Figure 6. Longshore sand transport (LST) from the Nile delta coast towards Palestine; and yearly estimates of the amount of sand transported at various locations (following Nir, 1989; Ben-Dor et al., 2006 & Zveily et al., 2007).

This study's data analysis showed further that the percentage of fine and medium-grain sand increased toward the north and the percentage of coarse-grained sand increased toward the south, as Figure 7 depicts graphically. This indicates that the sand grains become segregated due to their size as they move northward.

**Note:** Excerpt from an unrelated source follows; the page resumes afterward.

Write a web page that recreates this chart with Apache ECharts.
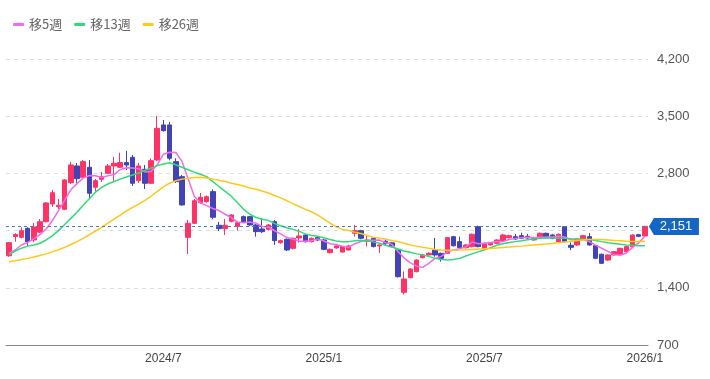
<!DOCTYPE html>
<html><head><meta charset="utf-8">
<script src="https://cdn.jsdelivr.net/npm/echarts@6/dist/echarts.min.js"></script>
<style>html,body{margin:0;padding:0;background:#fff}#c{width:710px;height:379px}</style>
</head><body><div id="c"></div>
<script>
const categories = [
'2024/01/12','2024/01/19','2024/01/26','2024/02/02','2024/02/09','2024/02/16','2024/02/23','2024/03/01','2024/03/08','2024/03/15',
'2024/03/22','2024/03/29','2024/04/05','2024/04/12','2024/04/19','2024/04/26','2024/05/03','2024/05/10','2024/05/17','2024/05/24',
'2024/05/31','2024/06/07','2024/06/14','2024/06/21','2024/06/28','2024/07/05','2024/07/12','2024/07/19','2024/07/26','2024/08/02',
'2024/08/09','2024/08/16','2024/08/23','2024/08/30','2024/09/06','2024/09/13','2024/09/20','2024/09/27','2024/10/04','2024/10/11',
'2024/10/18','2024/10/25','2024/11/01','2024/11/08','2024/11/15','2024/11/22','2024/11/29','2024/12/06','2024/12/13','2024/12/20',
'2024/12/27','2025/01/03','2025/01/10','2025/01/17','2025/01/24','2025/01/31','2025/02/07','2025/02/14','2025/02/21','2025/02/28',
'2025/03/07','2025/03/14','2025/03/21','2025/03/28','2025/04/04','2025/04/11','2025/04/18','2025/04/25','2025/05/02','2025/05/09',
'2025/05/16','2025/05/23','2025/05/30','2025/06/06','2025/06/13','2025/06/20','2025/06/27','2025/07/04','2025/07/11','2025/07/18',
'2025/07/25','2025/08/01','2025/08/08','2025/08/15','2025/08/22','2025/08/29','2025/09/05','2025/09/12','2025/09/19','2025/09/26',
'2025/10/03','2025/10/10','2025/10/17','2025/10/24','2025/10/31','2025/11/07','2025/11/14','2025/11/21','2025/11/28','2025/12/05',
'2025/12/12','2025/12/19','2025/12/26','2026/01/02'];

const tickLabels = ['2024/7','2025/1','2025/7','2026/1'];

const opens = [1792,2027,2018,2128,1985,2081,2209,2426,2393,2361,2687,2891,2752,2875,2630,2728,2802,2891,2875,2932,
2997,2711,2850,2679,2964,3393,3393,2944,2760,2018,2189,2442,2454,2577,2165,2124,2214,2150,2271,2271,
2169,2120,2116,2209,1952,1993,1883,2010,2046,1964,2014,1985,1830,1888,1838,1863,2067,2099,1969,2006,
1912,1969,1950,1863,1345,1524,1597,1769,1802,1863,1822,1822,2026,1965,1891,1904,2148,1883,1924,1945,
1977,2014,2026,2038,2030,1985,2014,2067,2046,1965,2148,1920,1924,1997,2026,1916,1810,1740,1802,1810,
1842,1904,2050,2034];
const closes = [1952,2051,2099,1964,2144,2209,2438,2564,2410,2720,2903,2736,2944,2557,2711,2760,2891,2924,2932,2903,
2679,2891,2679,2956,3352,3323,2985,2699,2414,2189,2466,2508,2515,2263,2124,2165,2291,2197,2209,2169,
2087,2087,2169,1977,1977,1863,2006,2034,1964,2006,1985,1871,1871,1912,1904,1912,2099,2006,1985,1904,
1924,1940,1910,1536,1508,1630,1740,1802,1822,1802,1761,2014,1915,1891,1924,2055,1904,1945,1945,1985,
2046,2038,1997,2006,2010,2014,2067,2014,2006,2055,1965,1895,1997,2038,1924,1761,1700,1802,1842,1883,
1904,2046,2030,2151];
const lows = [1780,1964,2005,1912,1961,2070,2200,2389,2365,2350,2670,2683,2740,2499,2573,2695,2790,2708,2867,2842,
2646,2683,2609,2670,2950,3311,2960,2683,2405,1814,2180,2426,2440,2239,2095,2046,2200,2099,2195,2155,
2026,2070,2100,1924,1940,1850,1870,1952,1955,1955,1975,1860,1820,1880,1830,1855,2026,1995,1904,1895,
1826,1920,1895,1525,1320,1515,1590,1760,1795,1780,1720,1815,1905,1880,1880,1895,1895,1875,1915,1935,
1970,2005,1985,1995,2000,1975,2005,2005,1995,1955,1955,1860,1915,1985,1915,1750,1690,1730,1795,1800,
1835,1895,2020,2025];
const highs = [1960,2067,2140,2140,2193,2242,2450,2597,2487,2730,2940,2928,2964,2964,2732,2818,2915,3001,3054,3075,
3026,2928,2903,2985,3503,3454,3430,2985,2781,2230,2487,2560,2530,2606,2206,2242,2300,2210,2285,2280,
2180,2255,2180,2230,1990,2005,2015,2120,2055,2015,2025,1995,1880,1920,1912,1920,2169,2110,2040,2015,
1930,2000,1960,1870,1600,1640,1750,1815,1835,2010,1830,2020,2035,2026,1935,2065,2160,1955,1955,1995,
2060,2050,2060,2075,2060,2025,2075,2075,2055,2065,2155,1955,2005,2045,2070,1925,1820,1810,1850,1890,
1915,2055,2060,2160];

const ma5 = [1822,1863,1924,1955,2000,2050,2120,2220,2345,2470,2600,2675,2742,2775,2772,2750,2770,2785,2848,2870,
2865,2858,2818,2822,2905,3035,3058,3055,2950,2735,2520,2440,2405,2370,2345,2300,2260,2205,2197,2206,
2191,2150,2144,2098,2059,2015,1998,1971,1969,1975,1999,1972,1939,1929,1909,1894,1940,1967,1981,1981,
1984,1952,1933,1843,1764,1705,1665,1650,1700,1759,1785,1840,1863,1877,1901,1960,1938,1944,1955,1967,
1965,1992,2002,2014,2019,2013,2019,2022,2022,2031,2021,1987,1984,1990,1964,1923,1884,1845,1806,1798,
1826,1895,1950,2030];
const ma13 = [1805,1850,1885,1910,1925,1945,1985,2035,2100,2175,2250,2325,2410,2490,2570,2630,2670,2700,2730,2755,
2780,2805,2835,2865,2895,2915,2930,2905,2875,2845,2815,2790,2760,2700,2640,2580,2520,2440,2360,2300,
2260,2240,2225,2185,2160,2135,2115,2090,2060,2040,2030,2010,1990,1972,1965,1965,1975,1982,1972,1962,
1945,1920,1900,1875,1850,1835,1815,1800,1785,1760,1745,1740,1745,1760,1790,1815,1840,1865,1890,1920,
1940,1955,1965,1975,1988,1998,2005,2008,2008,2006,2005,2000,1998,1995,1990,1980,1965,1952,1942,1932,
1925,1920,1916,1915];
const ma26 = [1720,1732,1745,1760,1778,1795,1815,1840,1865,1895,1930,1965,2005,2050,2095,2140,2190,2240,2290,2340,
2385,2425,2470,2520,2580,2635,2680,2710,2730,2742,2750,2752,2745,2730,2715,2700,2680,2665,2645,2620,
2605,2585,2560,2530,2500,2465,2430,2395,2360,2330,2290,2240,2190,2145,2115,2100,2080,2065,2040,2020,
2006,1995,1980,1965,1945,1925,1910,1895,1883,1870,1863,1860,1860,1862,1865,1870,1875,1878,1882,1888,
1893,1898,1904,1910,1918,1925,1930,1935,1942,1950,1960,1970,1978,1985,1990,1992,1990,1985,1980,1975,
1970,1968,1968,1970];

const lastPrice = 2151;
const seriesNames = ['移5週','移13週','移26週'];
const lineColors = ['#f26cf2','#2fdc78','#ffc81a'];
const upColor = '#ff3366', downColor = '#4343b8';

const candleData = opens.map((o, i) => [o, closes[i], lows[i], highs[i]]);
const maData = [ma5, ma13, ma26];

function monthLabel(d){ const p = d.split('/'); return p[0] + '/' + parseInt(p[1],10); }
function isTick(i){
  const d = categories[i]; const day = parseInt(d.split('/')[2],10);
  return day <= 7 && tickLabels.indexOf(monthLabel(d)) >= 0;
}

const chart = echarts.init(document.getElementById('c'), null, {renderer:'canvas'});
chart.setOption({
  animation:false,
  backgroundColor:'#fff',
  legend:{
    data: seriesNames, left:8, top:13, icon:'roundRect', itemWidth:11, itemHeight:3, itemGap:12,
    textStyle:{color:'#666', fontSize:13, fontFamily:'"Noto Sans CJK JP", sans-serif'}
  },
  grid:{left:6, right:62, top:59, bottom:34},
  xAxis:{
    type:'category', data:categories, boundaryGap:true,
    axisLine:{lineStyle:{color:'#888', width:1}},
    axisTick:{show:false},
    axisLabel:{
      interval:(i)=>isTick(i), formatter:(v)=>monthLabel(v),
      color:'#444', fontSize:12, margin:8, fontFamily:'"Liberation Sans", Arial, sans-serif'
    },
    splitLine:{show:false}
  },
  yAxis:{
    type:'value', position:'right', min:700, max:4200, interval:700, scale:false,
    axisLine:{show:false}, axisTick:{show:false},
    axisLabel:{
      color:'#555', fontSize:13, margin:9, fontFamily:'"Liberation Sans", Arial, sans-serif',
      formatter:(v)=> v===2100 ? '' : v.toLocaleString('en-US')
    },
    splitLine:{lineStyle:{color:'#dedede', type:[4,4]}}
  },
  series:[
    {
      type:'candlestick', name:'株価', data:candleData, barWidth:5,
      itemStyle:{color:upColor, color0:downColor, borderColor:upColor, borderColor0:downColor, borderWidth:1},
      markLine:{
        silent:true, symbol:'none', label:{show:false},
        lineStyle:{color:'#3f7fd3', type:[3,3], width:1},
        data:[{yAxis:lastPrice}]
      },
      markPoint:{
        silent:true,
        data:[{coord:[categories.length-1, lastPrice], value:lastPrice}],
        symbol:'path://M0,8.5 L5,0 L50,0 L50,17 L5,17 Z',
        symbolSize:[50,17], symbolKeepAspect:false, symbolOffset:[29,0],
        itemStyle:{color:'#1466c6'},
        label:{show:true, color:'#fff', fontSize:13, offset:[2,0],
          fontFamily:'"Liberation Sans", Arial, sans-serif',
          formatter:(p)=>p.value.toLocaleString('en-US')}
      }
    },
    ...seriesNames.map((n, k) => ({
      type:'line', name:n, data:maData[k], showSymbol:false, symbol:'none',
      lineStyle:{color:lineColors[k], width:1.5}, itemStyle:{color:lineColors[k]}, z:3
    }))
  ]
});
</script></body></html>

Figure 7. Significant correlations of grain size distributions along the beach sands.

Conclusions

This study's survey of the Gaza Strip's coastal zone found that its beaches tend to be narrower in its middle and north than in its south and its northernmost stretch. An exception is that the beach tends to be wide south of Gaza seaport in its middle stretch due an increase in the depositional rate and in the rate of erosion north of it.
The slope of the beach profile along the coastline varies from a few degrees to 90 degrees. The height of the sea cliffs of the coastal ridge is higher in its middle and northern stretches than in the south, where it dies out into sand dunes.
All of the Gaza Strip's beaches are sandy. Longshore currents transport these sands along the eastern shore of the Mediterranean Sea from the Nile delta. This study's analysis of 36 samples from 12 locations along these beaches found that the sand grains become segregated as they move from south to north, becoming increasingly fine as they go. They are in general predominantly medium grained. On most of the beaches they are moderately well sorted, due mainly to the actions of marine currents, waves, and tides.